(Dataset entries)
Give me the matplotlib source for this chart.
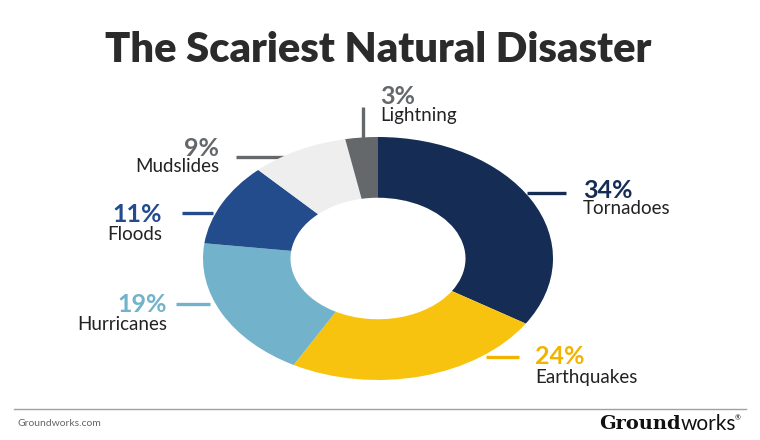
import matplotlib.pyplot as plt

# data
categories = ['Tornadoes', 'Earthquakes', 'Hurricanes', 'Floods', 'Mudslides', 'Lightning']
shares = [34, 24, 19, 11, 9, 3]
colors = ['#152d55', '#f8c30f', '#73b2cb', '#234c8c', '#eeeeee', '#65686b']
pct_colors = ['#152d55', '#f0b400', '#73b2cb', '#234c8c', '#65686b', '#65686b']

# label layout in pixels: (text x, pct y, name y, align, line x0, y0, x1, y1)
label_pos = [
    (583, 190, 209, 'left', 527, 193, 566, 193),
    (535, 357, 377, 'left', 486, 357, 519, 357),
    (167, 304, 324, 'right', 176, 304, 210, 304),
    (162, 214, 234, 'right', 182, 213, 213, 213),
    (219, 148, 167, 'right', 236, 157, 284, 157),
    (380, 97, 116, 'left', 363, 107, 363, 140),
]

plt.rcParams['font.family'] = ['Lato', 'DejaVu Sans']

fig = plt.figure(figsize=(7.6, 4.4), dpi=100)

# overlay axes in pixel coords for text/lines
ov = fig.add_axes([0, 0, 1, 1])
ov.set_xlim(0, 760)
ov.set_ylim(440, 0)
ov.axis('off')

# donut (stretched like the original)
ax = fig.add_axes([203 / 760, (440 - 380) / 440, 350 / 760, 243 / 440])
ax.pie(shares, colors=colors, startangle=90, counterclock=False,
       wedgeprops=dict(width=0.5, linewidth=0), radius=1)
ax.set_aspect('auto')
ax.set_xlim(-1, 1)
ax.set_ylim(-1, 1)

ov.text(378, 50, 'The Scariest Natural Disaster', ha='center', va='center',
        fontsize=30, fontweight='heavy', color='#2b2b2b')

for name, val, pc, pos in zip(categories, shares, pct_colors, label_pos):
    tx, py, ny, al, x0, y0, x1, y1 = pos
    ov.plot([x0, x1], [y0, y1], color=pc, lw=2.4, solid_capstyle='butt')
    ov.text(tx, py, f'{val}%', ha=al, va='center', fontsize=18,
            fontweight='bold', color=pc)
    ov.text(tx, ny, name, ha=al, va='center', fontsize=13.5, color='#222222')

# footer
ov.plot([14, 746], [409, 409], color='#a0a0a0', lw=1)
ov.text(17, 424, 'Groundworks.com', ha='left', va='center', fontsize=7.5, color='#666666')
ov.text(681, 424, 'Ground', ha='right', va='center', fontsize=14,
        fontweight='heavy', color='#111111', family='DejaVu Serif')
ov.text(681, 424, 'works', ha='left', va='center', fontsize=15, color='#111111')
ov.text(735, 418, '®', ha='left', va='center', fontsize=5, color='#111111')

fig.savefig('out.png', dpi=100)
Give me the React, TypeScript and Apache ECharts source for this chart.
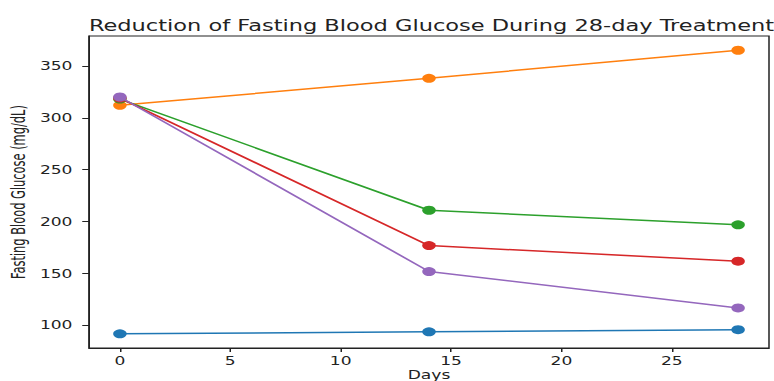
import React, { useEffect, useRef } from "react";
import * as echarts from "echarts";

const days = [0, 14, 28];
const seriesNames = ["Group A", "Group B", "Group C", "Group D", "Group E"];
const groupA = [92, 94, 96];
const groupB = [312, 338, 365];
const groupC = [318, 211, 197];
const groupD = [319, 177, 162];
const groupE = [320, 152, 117];
const colors = ["#1f77b4", "#ff7f0e", "#2ca02c", "#d62728", "#9467bd"];
const xTicks = [0, 5, 10, 15, 20, 25];
const yTicks = [100, 150, 200, 250, 300, 350];

const font = "DejaVu Sans";
const SX = 1.5;
const W = 774;
const H = 381;
const textColor = "#222222";

export default function App() {
  const ref = useRef<HTMLDivElement>(null);
  useEffect(() => {
    if (!ref.current) return;
    const chart = echarts.init(ref.current, undefined, { renderer: "svg" });
    const all = [groupA, groupB, groupC, groupD, groupE];
    chart.setOption({
      animation: false,
      backgroundColor: "#ffffff",
      title: {
        text: "Reduction of Fasting Blood Glucose During 28-day Treatment",
        left: 424 / SX,
        textAlign: "center",
        top: 13,
        textStyle: { fontFamily: font, fontSize: 15, fontWeight: "normal", color: textColor },
      },
      grid: {
        left: 89 / SX,
        right: 5 / SX,
        top: 36,
        bottom: 33,
        show: true,
        borderColor: textColor,
        borderWidth: 1,
        backgroundColor: "transparent",
        outerBoundsMode: "none",
      },
      xAxis: {
        type: "value",
        min: -1.4,
        max: 29.4,
        name: "Days",
        nameLocation: "middle",
        nameGap: 22,
        nameMoveOverlap: false,
        nameTextStyle: { fontFamily: font, fontSize: 11.4, color: textColor },
        axisLine: { show: true, onZero: false, lineStyle: { color: textColor, width: 1 } },
        axisTick: { show: true, length: 4, customValues: xTicks, lineStyle: { color: textColor } },
        axisLabel: { customValues: xTicks, fontFamily: font, fontSize: 11.4, color: textColor, margin: 8 },
        splitLine: { show: false },
      },
      yAxis: {
        type: "value",
        min: 78.4,
        max: 378.7,
        name: "Fasting Blood Glucose (mg/dL)",
        nameLocation: "middle",
        nameGap: 40.7,
        nameMoveOverlap: false,
        nameRotate: 90,
        nameTextStyle: { fontFamily: "DejaVu Sans Condensed", fontSize: 12.7, color: textColor },
        axisLine: { show: true, onZero: false, lineStyle: { color: textColor, width: 1 } },
        axisTick: { show: true, length: 4.5, customValues: yTicks, lineStyle: { color: textColor } },
        axisLabel: { customValues: yTicks, fontFamily: font, fontSize: 11.4, color: textColor, margin: 11 },
        splitLine: { show: false },
      },
      series: all.map((vals, i) => ({
        name: seriesNames[i],
        type: "line",
        data: days.map((d, j) => [d, vals[j]]),
        symbol: "circle",
        symbolSize: 9,
        lineStyle: { color: colors[i], width: 1.5 },
        itemStyle: { color: colors[i] },
        z: 2 + i,
      })),
    });
    return () => chart.dispose();
  }, []);
  return (
    <div style={{ position: "fixed", left: 0, top: 0, width: W, height: H, overflow: "hidden", background: "#fff" }}>
      <div
        ref={ref}
        style={{
          position: "absolute",
          left: 0,
          top: 0,
          width: W / SX,
          height: H,
          transform: `scale(${SX}, 1)`,
          transformOrigin: "0 0",
        }}
      />
    </div>
  );
}
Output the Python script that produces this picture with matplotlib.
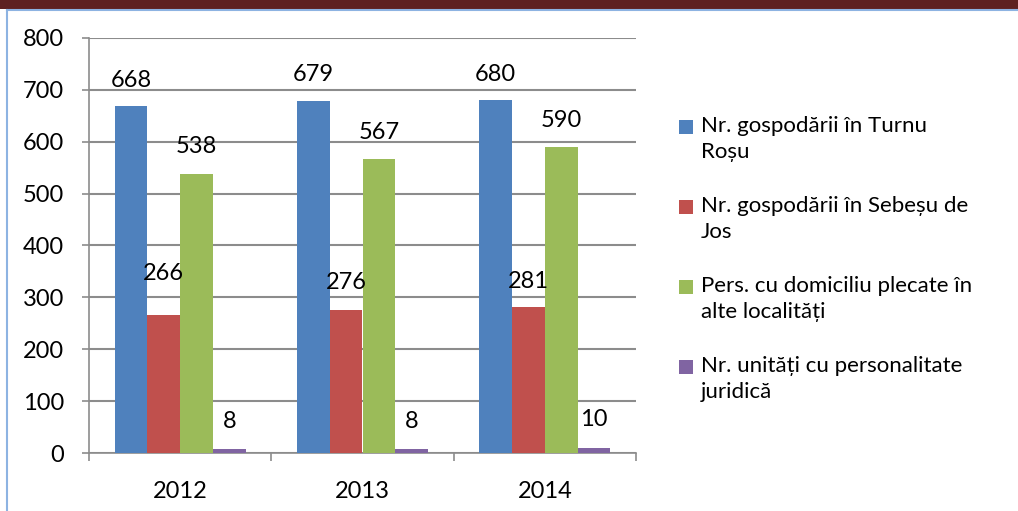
import numpy as np
import matplotlib
matplotlib.use("Agg")
import matplotlib.pyplot as plt
from matplotlib.patches import Rectangle

# Daten
ani = ["2012", "2013", "2014"]
serii = [
    "Nr. gospodării în Turnu\nRoșu",
    "Nr. gospodării în Sebeșu de\nJos",
    "Pers. cu domiciliu plecate în\nalte localități",
    "Nr. unități cu personalitate\njuridică",
]
gosp_turnu_rosu = [668, 679, 680]
gosp_sebesu_de_jos = [266, 276, 281]
pers_plecate = [538, 567, 590]
unitati_juridice = [8, 8, 10]

culori = ["#4F81BD", "#C0504D", "#9BBB59", "#8064A2"]
# Abstand der Beschriftungsmitte ueber dem Balken (Pixel)
label_offset = [
    [26, 26, 26],
    [42, 27, 26],
    [27, 26, 26],
    [27, 27, 28],
]
fs = 17

plt.rcParams["font.family"] = ["Lato", "DejaVu Sans"]

fig = plt.figure(figsize=(10.18, 5.11), dpi=100)
ax = fig.add_axes([89 / 1018, 1 - 453 / 511, 547 / 1018, 415 / 511])

# Rahmen der Abbildung
fig.patches.append(Rectangle((0, 1 - 9 / 511), 1, 9 / 511, transform=fig.transFigure,
                             facecolor="#5E2121", edgecolor="none", zorder=0))
fig.lines.append(plt.Line2D([7 / 1018, 1], [1 - 10.5 / 511, 1 - 10.5 / 511], transform=fig.transFigure,
                            color="#8DB3E2", lw=1.5))
fig.lines.append(plt.Line2D([7 / 1018, 7 / 1018], [0, 1 - 10.5 / 511], transform=fig.transFigure,
                            color="#8DB3E2", lw=1.5))

x = np.arange(len(ani))
w = 0.18
werte = [gosp_turnu_rosu, gosp_sebesu_de_jos, pers_plecate, unitati_juridice]
for i, vals in enumerate(werte):
    pos = x + (i - 1.5) * w
    ax.bar(pos, vals, width=w, color=culori[i], zorder=3)
    for j, v in enumerate(vals):
        ax.annotate(str(v), (pos[j], v), xytext=(0, label_offset[i][j] * 0.72),
                    textcoords="offset points", ha="center", va="center", fontsize=fs, zorder=4)

ax.set_ylim(0, 800)
ax.set_xlim(-0.5, 2.5)
ax.set_yticks(range(0, 801, 100))
ax.yaxis.grid(True, color="#8C8C8C", lw=1.5, zorder=0)
ax.set_xticks(x)
ax.set_xticklabels(ani)
ax.set_xticks([-0.5, 0.5, 1.5, 2.5], minor=True)
ax.tick_params(axis="x", which="major", length=0, pad=20, labelsize=fs)
ax.tick_params(axis="x", which="minor", length=6, width=1.2, color="#8C8C8C", direction="out")
ax.tick_params(axis="y", length=5, width=1.2, color="#8C8C8C", pad=13, labelsize=fs)

for s in ["top", "right"]:
    ax.spines[s].set_visible(False)
ax.spines["left"].set_color("#8C8C8C")
ax.spines["bottom"].set_color("#8C8C8C")
ax.spines["left"].set_linewidth(1.2)
ax.spines["bottom"].set_linewidth(1.2)

# Legende: Quadrat auf Hoehe der ersten Zeile
for k, (name, c) in enumerate(zip(serii, culori)):
    y0 = 1 - (127 + 80 * k) / 511
    fig.patches.append(Rectangle((679 / 1018, y0 - 7 / 511), 14 / 1018, 14 / 511,
                                 transform=fig.transFigure, facecolor=c, edgecolor="none"))
    fig.text(701 / 1018, y0 + 11 / 511, name, fontsize=16, va="top", ha="left", linespacing=1.36)

plt.savefig("out.png", dpi=100)
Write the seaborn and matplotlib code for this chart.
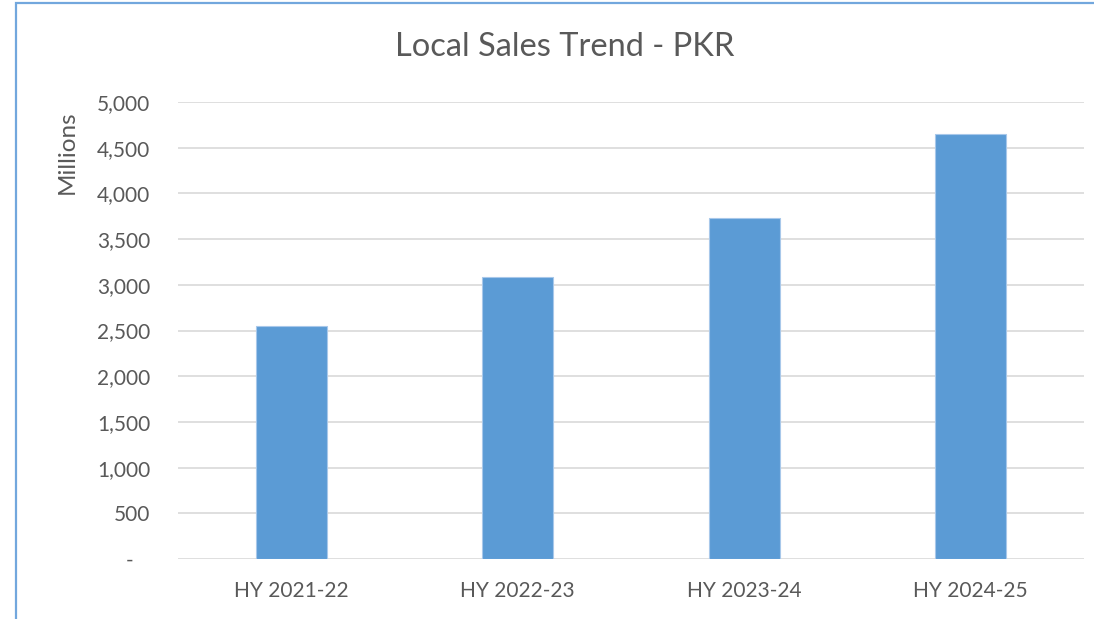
import matplotlib
matplotlib.use("Agg")
import matplotlib.pyplot as plt
import matplotlib.patches as patches
from matplotlib.ticker import FuncFormatter
import seaborn as sns
import pandas as pd

# values (PKR millions)
periods = ["HY 2021-22", "HY 2022-23", "HY 2023-24", "HY 2024-25"]
sales = [2545, 3085, 3728, 4650]
y_ticks = [0, 500, 1000, 1500, 2000, 2500, 3000, 3500, 4000, 4500, 5000]

df = pd.DataFrame({"period": periods, "sales": sales})

sns.set_theme(style="white")
plt.rcParams["font.family"] = ["Lato", "DejaVu Sans"]

fig = plt.figure(figsize=(10.94, 6.19), dpi=100)
ax = fig.add_axes([178 / 1094, 1 - 559 / 619, 906 / 1094, 457 / 619])

sns.barplot(data=df, x="period", y="sales", color="#5B9BD5", saturation=1,
            width=0.313, edgecolor="#A8C8EA", linewidth=0.8, ax=ax, zorder=3)

ax.set_xlim(-0.5, 3.5)
ax.set_ylim(0, 5000)
ax.set_yticks(y_ticks)
# accounting style: zero shown as a dash, set in from the right
ax.yaxis.set_major_formatter(FuncFormatter(lambda v, p: "-\u00a0\u00a0\u00a0" if v == 0 else f"{int(v):,}"))
ax.grid(axis="y", color="#D9D9D9", linewidth=1.2, zorder=0)
ax.set_axisbelow(True)
for s in ax.spines.values():
    s.set_visible(False)
ax.tick_params(axis="both", length=0, labelsize=15, colors="#595959")
ax.tick_params(axis="y", pad=20)
ax.tick_params(axis="x", pad=16)
ax.set_xlabel("")
ax.set_ylabel("")

ax.text((67 - 178) / 906, (559 - 152) / 457, "Millions", rotation=90,
        ha="center", va="center", fontsize=17.5, color="#595959",
        transform=ax.transAxes)

fig.text(565 / 1094, 1 - 47 / 619, "Local Sales Trend - PKR", ha="center",
         va="center", fontsize=23.5, color="#595959")

# chart frame, cut off at the right and bottom
fig.patches.append(patches.Rectangle((16 / 1094, -0.1), 1.2, 1.1 - 3.5 / 619,
                                     transform=fig.transFigure, fill=False,
                                     edgecolor="#72A7DD", linewidth=1.6))

fig.savefig("out.png", dpi=100)
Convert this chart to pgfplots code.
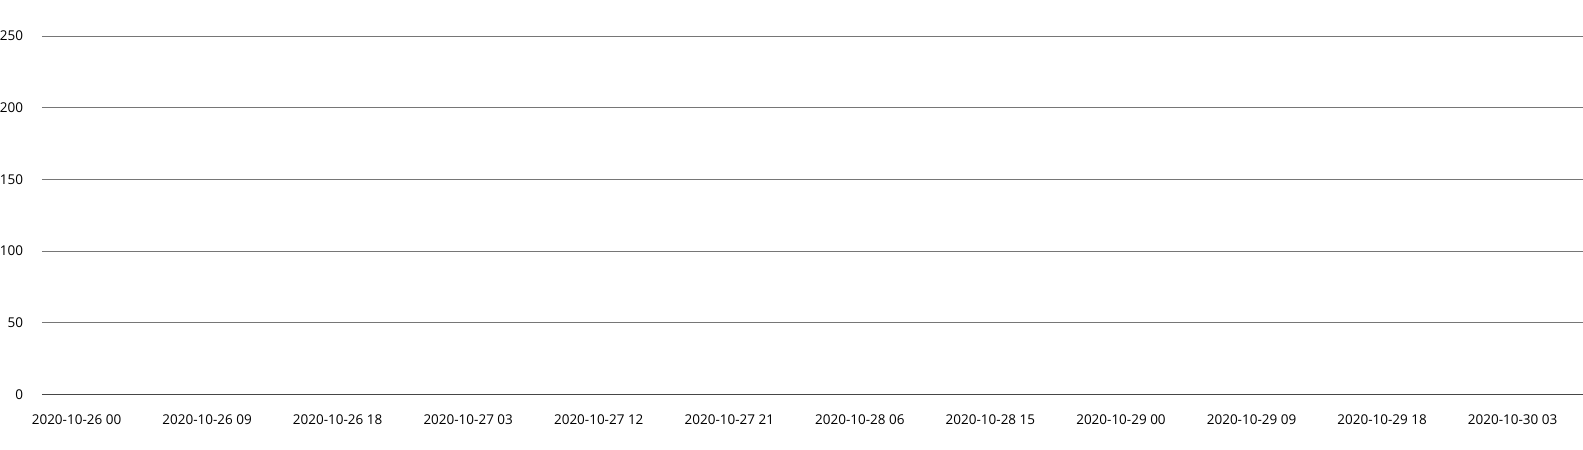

Work to complete
The first line to copy holds "Give me the React, TypeScript", and the last holds "import * as". Copy them and the lines between exactly, leaving out pictures.

Task result
Give me the React, TypeScript and Apache ECharts source for this chart.
import React, { useEffect, useRef } from "react";
import * as echarts from "echarts";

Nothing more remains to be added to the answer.